31. The vaccine of claim 30, wherein the scaffold moiety is selected from the group consisting of: ferritin, encapsulin, lumazine synthase, hepatitis B surface antigen, and hepatitis B core antigen.

32. The vaccine of any one of claims 1-31, wherein the RNA comprises messenger RNA (mRNA).

33. The vaccine of any one of claims 1-32, wherein the RNA further comprises a 5′ UTR.

34. The vaccine of claim 33, wherein the 5′ UTR comprises a sequence identified by SEQ ID NO: 1 or SEQ ID NO: 104.

35. The vaccine of any one of claims 1-34, wherein the RNA further comprises a 3′ UTR.

36. The vaccine of claim 35, wherein the 3′ UTR comprises a sequence identified by SEQ ID NO: 3 or SEQ ID NO: 106.

37. The vaccine of any one of claims 1-36, wherein the EBV antigen is fused to a signal peptide.

38. The vaccine of claim 37, wherein the signal peptide is a bovine prolactin signal peptide, optionally comprising SEQ ID NO: 115.

39. The vaccine of any one of claims 1-38, wherein the RNA is unmodified.

40. The vaccine of any one of claims 1-38, wherein the RNA comprise at least one modified nucleotide.

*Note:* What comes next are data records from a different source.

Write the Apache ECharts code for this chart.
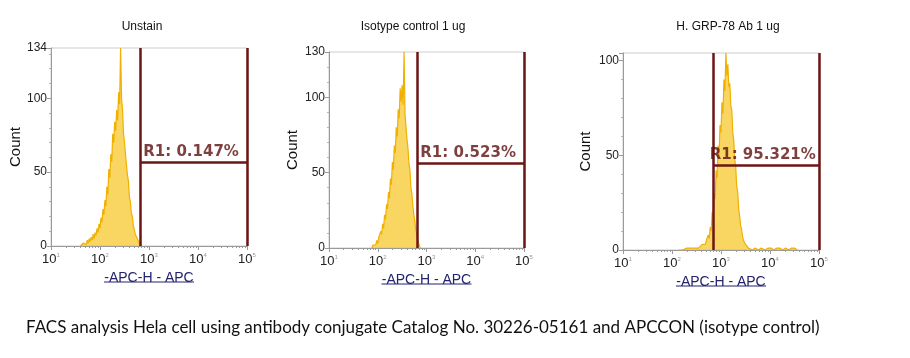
<!DOCTYPE html>
<html>
<head>
<meta charset="utf-8">
<script src="https://cdn.jsdelivr.net/npm/echarts@6/dist/echarts.min.js"></script>
<style>html,body{margin:0;padding:0;background:#fff;}#c{width:910px;height:358px;}</style>
</head>
<body>
<div id="c"></div>
<script>
// ---- data (x in log10 units of APC intensity, y = count) ----
const panelTitles = ['Unstain', 'Isotype control 1 ug', 'H. GRP-78 Ab 1 ug'];
const histUnstain = [
 [1.60,0],[1.62,1],[1.64,0],[1.66,2],[1.68,1],[1.70,3],[1.72,1],[1.74,4],[1.76,2],[1.78,5],
 [1.80,3],[1.82,6],[1.84,4],[1.86,8],[1.88,5],[1.90,9],[1.92,7],[1.94,12],[1.96,9],[1.98,15],
 [2.00,12],[2.02,19],[2.04,16],[2.06,25],[2.08,21],[2.10,31],[2.12,27],[2.14,40],[2.16,35],[2.18,52],
 [2.20,46],[2.22,62],[2.24,57],[2.26,76],[2.28,70],[2.30,84],[2.32,78],[2.34,92],[2.36,85],[2.38,104],
 [2.40,96],[2.42,134],[2.44,100],[2.46,92],[2.48,76],[2.50,70],[2.52,62],[2.54,55],[2.56,48],[2.58,44],
 [2.60,33],[2.62,30],[2.64,22],[2.66,20],[2.68,14],[2.70,13],[2.72,8],[2.74,9],[2.76,5],[2.78,4],
 [2.80,2],[2.82,1],[2.84,0]
];
const histIsotype = [
 [1.88,0],[1.90,2],[1.92,1],[1.94,3],[1.96,2],[1.98,5],[2.00,3],[2.02,7],[2.04,6],[2.06,11],
 [2.08,9],[2.10,16],[2.12,13],[2.14,22],[2.16,19],[2.18,29],[2.20,26],[2.22,37],[2.24,33],[2.26,46],
 [2.28,42],[2.30,57],[2.32,52],[2.34,68],[2.36,63],[2.38,80],[2.40,74],[2.42,92],[2.44,86],[2.46,106],
 [2.48,97],[2.50,108],[2.52,95],[2.54,130],[2.56,88],[2.58,80],[2.60,72],[2.62,66],[2.64,56],[2.66,52],
 [2.68,40],[2.70,36],[2.72,28],[2.74,22],[2.76,18],[2.78,12],[2.80,9],[2.82,5],[2.84,3],[2.86,1],[2.88,0]
];
const histGRP78 = [
 [2.14,0],[2.18,1],[2.22,0],[2.26,1],[2.30,1],[2.34,0],[2.38,1],[2.42,2],[2.46,1],[2.50,2],
 [2.54,1],[2.58,2],[2.62,3],[2.64,2],[2.66,4],[2.68,3],[2.70,5],[2.72,4],[2.74,8],[2.76,6],
 [2.78,12],[2.80,10],[2.82,20],[2.84,17],[2.86,30],[2.88,27],[2.90,42],[2.92,38],[2.94,55],[2.96,50],
 [2.98,66],[3.00,62],[3.02,78],[3.04,72],[3.06,90],[3.08,84],[3.10,104],[3.12,92],[3.14,98],[3.16,86],
 [3.18,88],[3.20,76],[3.22,74],[3.24,62],[3.26,58],[3.28,48],[3.30,44],[3.32,34],[3.34,31],[3.36,22],
 [3.38,18],[3.40,13],[3.42,11],[3.44,7],[3.46,5],[3.48,4],[3.50,3],[3.52,2],[3.56,1],[3.60,2],
 [3.64,0],[3.70,1],[3.76,0],[3.82,1],[3.90,0],[3.96,1],[4.02,1],[4.08,0],[4.14,1],[4.20,1],
 [4.26,0],[4.32,1],[4.38,0],[4.44,1],[4.50,1],[4.56,0]
];
const histograms = [histUnstain, histIsotype, histGRP78];
const yMax = [134, 130, 104];
const yShowMax = [true, true, false];
const gateLow = [2.83, 2.82, 2.84];
const gateHigh = [5, 5, 5];
const gateLevel = [57, 56, 45];
const gateLabels = ['R1: 0.147%', 'R1: 0.523%', 'R1: 95.321%'];
const xDecades = [1, 2, 3, 4, 5];
const minorMultipliers = [2, 3, 4, 5, 6, 7, 8, 9];
const xAxisLabel = '-APC-H - APC';
const yAxisLabel = 'Count';
const caption = 'FACS analysis Hela cell using antibody conjugate Catalog No. 30226-05161 and APCCON (isotype control)';

// ---- layout / style ----
const layout = [
  {left: 51, top: 48, width: 196, height: 198, titleX: 137, nameGap: 28, labelDx: 3},
  {left: 329, top: 52, width: 195, height: 196, titleX: 408, nameGap: 29, labelDx: 3},
  {left: 623, top: 53, width: 196, height: 197, titleX: 723, nameGap: 30, labelDx: -3}
];
const FONT = "'Liberation Sans', Arial, sans-serif";
const HIST = '#f0b000';
const GATE = '#6c1515';
const LABELCOL = '#5e0f0f';
const AXIS = '#9a9a9a';
const NAMECOL = '#23236e';

const minorTickValues = [];
for (let d = 0; d < xDecades.length - 1; d++) {
  minorMultipliers.forEach(m => minorTickValues.push(xDecades[d] + Math.log10(m)));
}

const grids = [], xAxes = [], yAxes = [], series = [], titles = [], graphics = [];
layout.forEach((L, i) => {
  grids.push({left: L.left, top: L.top, width: L.width, height: L.height,
    show: true, borderColor: '#cdcdcd', borderWidth: 1});
  xAxes.push({
    gridIndex: i, type: 'value', min: xDecades[0], max: xDecades[xDecades.length - 1], interval: 1,
    axisLine: {show: true, lineStyle: {color: AXIS, width: 1}},
    axisTick: {show: true, length: 4, lineStyle: {color: AXIS}},
    splitLine: {show: false},
    axisLabel: {
      margin: 6, fontFamily: FONT, color: '#222',
      formatter: v => '{b|10}{s|' + v + '}',
      rich: {
        b: {fontSize: 13, fontFamily: FONT, color: '#222', verticalAlign: 'bottom'},
        s: {fontSize: 6, fontFamily: FONT, color: '#999', verticalAlign: 'top', padding: [0, 0, 8, 0]}
      }
    },
    name: xAxisLabel, nameLocation: 'middle', nameGap: 23,
    nameTextStyle: {fontFamily: FONT, fontSize: 14, color: NAMECOL, verticalAlign: 'top', lineHeight: 14}
  });
  xAxes.push({
    gridIndex: i, type: 'value', min: xDecades[0], max: xDecades[xDecades.length - 1], position: 'bottom',
    axisLine: {show: false}, axisLabel: {show: false}, splitLine: {show: false},
    axisTick: {show: true, length: 2, customValues: minorTickValues, lineStyle: {color: AXIS}}
  });
  yAxes.push({
    gridIndex: i, type: 'value', min: 0, max: yMax[i], interval: 50,
    axisLine: {show: true, lineStyle: {color: AXIS, width: 1}},
    axisTick: {show: true, length: 4, lineStyle: {color: AXIS}},
    minorTick: {show: true, splitNumber: 5, length: 2, lineStyle: {color: '#b5b5b5'}},
    splitLine: {show: false},
    axisLabel: {margin: 4, fontFamily: FONT, fontSize: 12, color: '#222',
      showMaxLabel: yShowMax[i],
      formatter: v => (v % 50 === 0 || yShowMax[i]) ? String(v) : ''},
    name: yAxisLabel, nameLocation: 'middle', nameGap: L.nameGap, nameRotate: 90,
    nameTextStyle: {fontFamily: FONT, fontSize: 15, color: '#111'}
  });
  series.push({
    type: 'line', xAxisIndex: 2 * i, yAxisIndex: i, data: histograms[i],
    symbol: 'none', silent: true, animation: false,
    lineStyle: {color: HIST, width: 1.2},
    areaStyle: {color: 'rgba(245,186,0,0.88)'},
    z: 2,
    markLine: {
      silent: true, symbol: 'none', animation: false,
      lineStyle: {color: GATE, width: 2.5, type: 'solid'},
      label: {show: false},
      data: [
        [{coord: [gateLow[i], 0]}, {coord: [gateLow[i], yMax[i]]}],
        [{coord: [gateHigh[i], 0]}, {coord: [gateHigh[i], yMax[i]]}],
        [{coord: [gateLow[i], gateLevel[i]]}, {coord: [gateHigh[i], gateLevel[i]]}]
      ]
    }
  });
  series.push({
    type: 'scatter', xAxisIndex: 2 * i, yAxisIndex: i, data: [[gateLow[i], gateLevel[i]]],
    symbolSize: 1, itemStyle: {color: 'rgba(0,0,0,0)'}, silent: true, animation: false, z: 5,
    label: {show: true, position: [L.labelDx, -2], align: 'left', verticalAlign: 'bottom',
      formatter: gateLabels[i], fontFamily: "'DejaVu Sans', Verdana, sans-serif",
      fontWeight: 'bold', fontSize: 15, color: LABELCOL}
  });
  titles.push({text: panelTitles[i], left: L.titleX, top: 16, textAlign: 'center',
    textStyle: {fontFamily: FONT, fontSize: 12, fontWeight: 'normal', color: '#111'}});
  // underline of the x axis title (text decoration)
  const cx = L.left + L.width / 2, uy = L.top + L.height + 36;
  graphics.push({type: 'line', shape: {x1: cx - 45, y1: uy, x2: cx + 45, y2: uy},
    style: {stroke: NAMECOL, lineWidth: 1}, silent: true});
});
titles.push({text: caption, left: 21, top: 314,
  textStyle: {fontFamily: "Lato, 'Open Sans', sans-serif", fontSize: 17, fontWeight: 'normal', color: '#111'}});

const chart = echarts.init(document.getElementById('c'), null, {renderer: 'canvas'});
chart.setOption({
  animation: false, backgroundColor: '#ffffff',
  title: titles, grid: grids, xAxis: xAxes, yAxis: yAxes, series: series, graphic: graphics
});
</script>
</body>
</html>
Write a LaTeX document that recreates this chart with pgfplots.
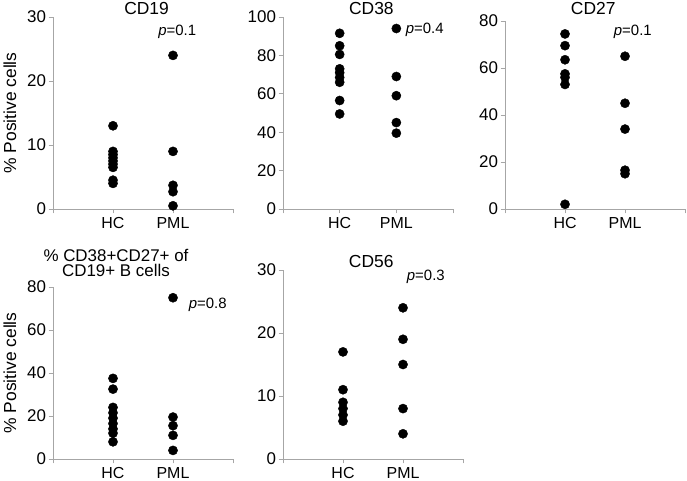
\documentclass[border=0pt]{standalone}
\usepackage{pgfplots}
\pgfplotsset{compat=1.18}
\usepackage{fontspec}
\setmainfont{Liberation Sans}

\pgfplotsset{
  panel/.style={
    scale only axis,
    axis lines*=left,
    axis line style={gray!70, line width=0.8bp},
    tick style={gray!70, line width=0.8bp},
    tick align=outside,
    major tick length=4.5bp,
    xmin=0, xmax=3, ymin=0,
    xtick={0,1,2,3}, xticklabels={,HC,PML,},
    x tick label style={font=\fontsize{16}{18}\selectfont, inner sep=1bp, yshift=-3bp},
    y tick label style={font=\fontsize{17}{19}\selectfont, xshift=1bp},
    /pgf/number format/assume math mode=true,
    ylabel style={font=\fontsize{17.5}{19}\selectfont,
      at={(axis description cs:-0.24,0.5)}, anchor=center},
    clip=false,
  },
  dots/.style={only marks, mark=*, mark size=4.6bp, black},
}
\tikzset{
  ttl/.style={font=\fontsize{17.5}{19}\selectfont},
  pv/.style={font=\fontsize{15}{17}\selectfont},
}

\begin{document}
\begin{tikzpicture}[x=1bp,y=1bp]
\useasboundingbox (0,0) rectangle (687,481);

% CD19
\begin{axis}[panel, at={(53bp,272bp)}, anchor=south west, width=180bp, height=192bp,
  ymax=30, ytick={0,10,20,30}, ylabel={\% Positive cells}]
\addplot[dots] coordinates {(1,13) (1,9) (1,8.5) (1,8) (1,7.5) (1,7) (1,6.5) (1,4.5) (1,4.0)};
\addplot[dots] coordinates {(2,24) (2,9) (2,3.7) (2,2.7) (2,0.5)};
\node[ttl] at (rel axis cs:0.52,1.045) {CD19};
\node[pv] at (axis cs:2.07,27.7) {\emph{p}=0.1};
\end{axis}

% CD38
\begin{axis}[panel, at={(283bp,272bp)}, anchor=south west, width=170bp, height=192bp,
  ymax=100, ytick={0,20,...,100}]
\addplot[dots] coordinates {(1,91.5) (1,85) (1,80.5) (1,73) (1,71) (1,68.5) (1,66) (1,56.5) (1,49.5)};
\addplot[dots] coordinates {(2,94) (2,69) (2,59) (2,45) (2,39.5)};
\node[ttl] at (rel axis cs:0.52,1.045) {CD38};
\node[pv] at (axis cs:2.5,93.2) {\emph{p}=0.4};
\end{axis}

% CD27
\begin{axis}[panel, at={(505bp,272bp)}, anchor=south west, width=180bp, height=188bp,
  ymax=80, ytick={0,20,...,80}]
\addplot[dots] coordinates {(1,74.5) (1,69.5) (1,63.5) (1,57.5) (1,56) (1,53) (1,2)};
\addplot[dots] coordinates {(2,65) (2,45) (2,34) (2,16.5) (2,15)};
\node[ttl] at (rel axis cs:0.49,1.065) {CD27};
\node[pv] at (axis cs:2.13,75.3) {\emph{p}=0.1};
\end{axis}

% CD38+CD27+
\begin{axis}[panel, at={(53bp,22bp)}, anchor=south west, width=180bp, height=172bp,
  ymax=80, ytick={0,20,...,80}, ylabel={\% Positive cells}]
\addplot[dots] coordinates {(1,37.5) (1,32.5) (1,24) (1,21.5) (1,19) (1,16.5) (1,14) (1,12) (1,8)};
\addplot[dots] coordinates {(2,75) (2,19.5) (2,15.5) (2,11) (2,4)};
\node[font=\fontsize{17}{15.5}\selectfont, align=center, anchor=base, inner sep=0pt]
  at ([yshift=10bp]rel axis cs:0.35,1) {\% CD38+CD27+ of\\CD19+ B cells};
\node[pv] at (axis cs:2.58,71.6) {\emph{p}=0.8};
\end{axis}

% CD56
\begin{axis}[panel, at={(283bp,22bp)}, anchor=south west, width=180bp, height=189bp,
  ymax=30, ytick={0,10,20,30}]
\addplot[dots] coordinates {(1,17) (1,11) (1,9) (1,8) (1,7) (1,6)};
\addplot[dots] coordinates {(2,24) (2,19) (2,15) (2,8) (2,4)};
\node[ttl] at (rel axis cs:0.49,1.045) {CD56};
\node[pv] at (axis cs:2.38,28.9) {\emph{p}=0.3};
\end{axis}
\end{tikzpicture}
\end{document}
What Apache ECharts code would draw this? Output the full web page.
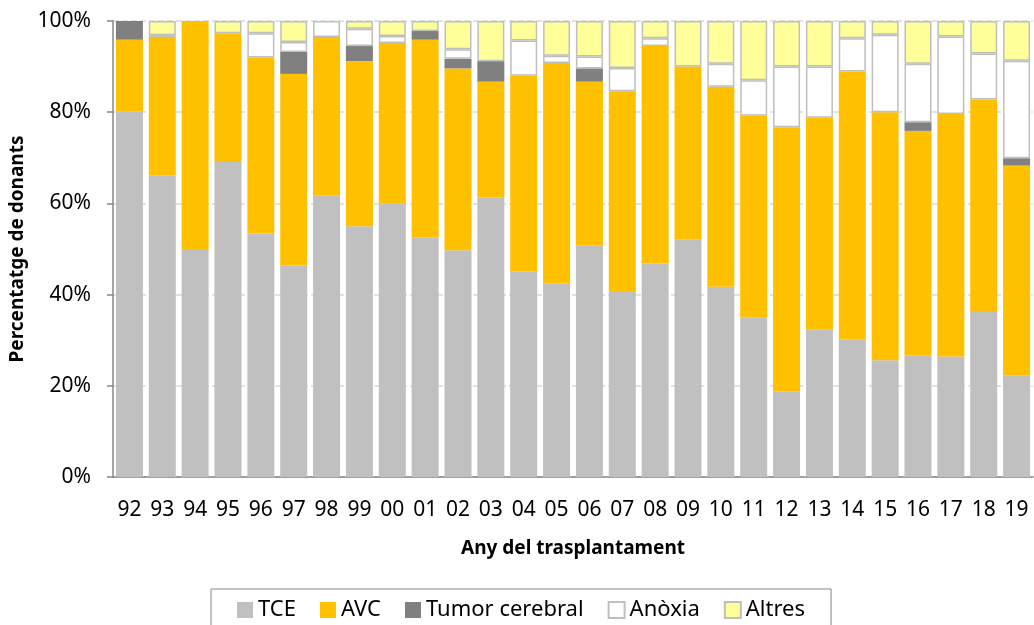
<!DOCTYPE html>
<html>
<head>
<meta charset="utf-8">
<script src="https://cdn.jsdelivr.net/npm/echarts@6.0.0/dist/echarts.min.js"></script>
<style>
    html, body { margin: 0; padding: 0; background: #fff; }
    #chart { width: 1034px; height: 625px; }
</style>
</head>
<body>
<div id="chart"></div>
<script>
// anys del trasplantament
var years = ["92", "93", "94", "95", "96", "97", "98", "99", "00", "01", "02", "03", "04", "05",
             "06", "07", "08", "09", "10", "11", "12", "13", "14", "15", "16", "17", "18", "19"];

// percentatge de donants per causa de mort
var tce = [80.2, 66.2, 50.0, 69.1, 53.4, 46.4, 61.8, 55.0, 59.9, 52.5, 49.7, 61.3, 45.0, 42.4,
           50.8, 40.8, 46.8, 52.1, 41.7, 34.9, 18.7, 32.4, 30.1, 25.6, 26.7, 26.4, 36.4, 22.3];
var avc = [15.7, 30.3, 50.0, 28.2, 38.6, 42.0, 34.7, 36.2, 35.3, 43.4, 39.9, 25.4, 43.0, 48.4,
           35.9, 43.8, 47.7, 37.9, 43.9, 44.3, 58.0, 46.4, 58.8, 54.4, 49.2, 53.2, 46.4, 46.0];
var tumor = [4.1, 0, 0, 0, 0, 4.8, 0, 3.3, 0, 1.9, 2.1, 4.5, 0, 0,
             2.9, 0, 0, 0, 0, 0, 0, 0, 0, 0, 1.9, 0, 0, 1.6];
var anoxia = [0, 0.4, 0, 0, 5.3, 2.2, 3.5, 3.8, 1.5, 0, 2.1, 0, 7.7, 1.6,
              2.6, 5.1, 1.7, 0, 5.0, 7.8, 13.3, 11.2, 7.3, 17.0, 12.8, 17.0, 10.1, 21.4];
var altres = [0, 3.1, 0, 2.7, 2.7, 4.6, 0, 1.7, 3.3, 2.2, 6.2, 8.8, 4.3, 7.6,
              7.8, 10.3, 3.8, 10.0, 9.4, 13.0, 10.0, 10.0, 3.8, 3.0, 9.4, 3.4, 7.1, 8.7];

// eixos
var yTicks = [0, 20, 40, 60, 80, 100];

var font = "Noto Sans";

// zeros -> buit, perque no es dibuixi la vora
function clean(arr) {
    return arr.map(function(v) {
        return v > 0 ? v : "-";
    });
}

function makeSeries(name, data, color, border) {
    return {
        name: name,
        type: "bar",
        stack: "total",
        barWidth: 27,
        data: clean(data),
        itemStyle: {
            color: color,
            borderColor: border ? "#bfbfbf" : color,
            borderWidth: border ? 1.5 : 0
        },
        emphasis: { disabled: true }
    };
}

var myChart = echarts.init(document.getElementById("chart"));

var option = {
    animation: false,
    textStyle: { fontFamily: font },
    grid: {
        left: 113,
        right: 1,
        top: 21,
        bottom: 148,
        outerBoundsMode: "none"
    },
    legend: {
        left: 211,
        top: 589,
        padding: [10, 26, 20, 26],
        borderColor: "#868686",
        borderWidth: 1,
        itemGap: 24,
        itemWidth: 16,
        itemHeight: 16,
        icon: "rect",
        textStyle: { fontFamily: font, fontSize: 22, color: "#000" },
        data: ["TCE", "AVC", "Tumor cerebral", "Anòxia", "Altres"]
    },
    xAxis: {
        type: "category",
        data: years,
        name: "Any del trasplantament",
        nameLocation: "middle",
        nameGap: 62,
        nameTextStyle: { fontFamily: font, fontSize: 19, fontWeight: "bold", color: "#000" },
        axisLine: { lineStyle: { color: "#868686", width: 1.5 } },
        axisTick: { length: 7, lineStyle: { color: "#868686", width: 1.5 } },
        axisLabel: { fontFamily: font, fontSize: 21, color: "#000", margin: 23 }
    },
    yAxis: {
        type: "value",
        min: yTicks[0],
        max: yTicks[yTicks.length - 1],
        interval: yTicks[1] - yTicks[0],
        name: "Percentatge de donants",
        nameLocation: "middle",
        nameGap: 82,
        nameTextStyle: { fontFamily: font, fontSize: 19, fontWeight: "bold", color: "#000" },
        axisLine: { show: true, lineStyle: { color: "#868686", width: 1.5 } },
        axisTick: { show: true, length: 6, lineStyle: { color: "#868686", width: 1.5 } },
        axisLabel: {
            fontFamily: font,
            fontSize: 21,
            color: "#000",
            margin: 22,
            formatter: "{value}%"
        },
        splitLine: { lineStyle: { color: "#d9d9d9", width: 1.5, type: "dashed" } }
    },
    series: [
        makeSeries("TCE", tce, "#c0c0c0", false),
        makeSeries("AVC", avc, "#ffc000", false),
        makeSeries("Tumor cerebral", tumor, "#808080", false),
        makeSeries("Anòxia", anoxia, "#ffffff", true),
        makeSeries("Altres", altres, "#ffff99", true)
    ]
};

myChart.setOption(option);
</script>
</body>
</html>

41. The vaccine of claim 40, wherein at least 80% of the uracil in the ORF comprise 1-methyl-pseudouridine modification.

42. A method comprising administering to a subject the EBV vaccine of any one of claims 1-41 in a therapeutically effective amount to induce in the subject a neutralizing antibody titer and/or a T cell immune response.

43. The method of claim 42, wherein efficacy of the EBV vaccine is at least 80% relative to unvaccinated control subjects.

44. The method of claim 42 or 43, wherein detectable levels of EBV antigen are produced in the serum of the subject at 1-72 hours post administration of the vaccine.

45. The method of any one of claims 42-44, wherein a neutralizing antibody titer of at least 100 NU/ml is produced in the serum of the subject at 1-72 hours post administration of the vaccine.

46. The method of claim 45, wherein a neutralizing antibody titer of at least 500 NU/ml is produced in the serum of the subject at 1-72 hours post administration of the vaccine.

47. The method of claim 46, wherein a neutralizing antibody titer of at least 1000 NU/ml is produced in the serum of the subject at 1-72 hours post administration of the vaccine.

48. The method of any one of claims 42-47, wherein the therapeutically effective amount is a total dose of 20 μg-200 μg.

49. The method of claim 48, wherein the therapeutically effective amount is a total dose of 50 μg-100 μg.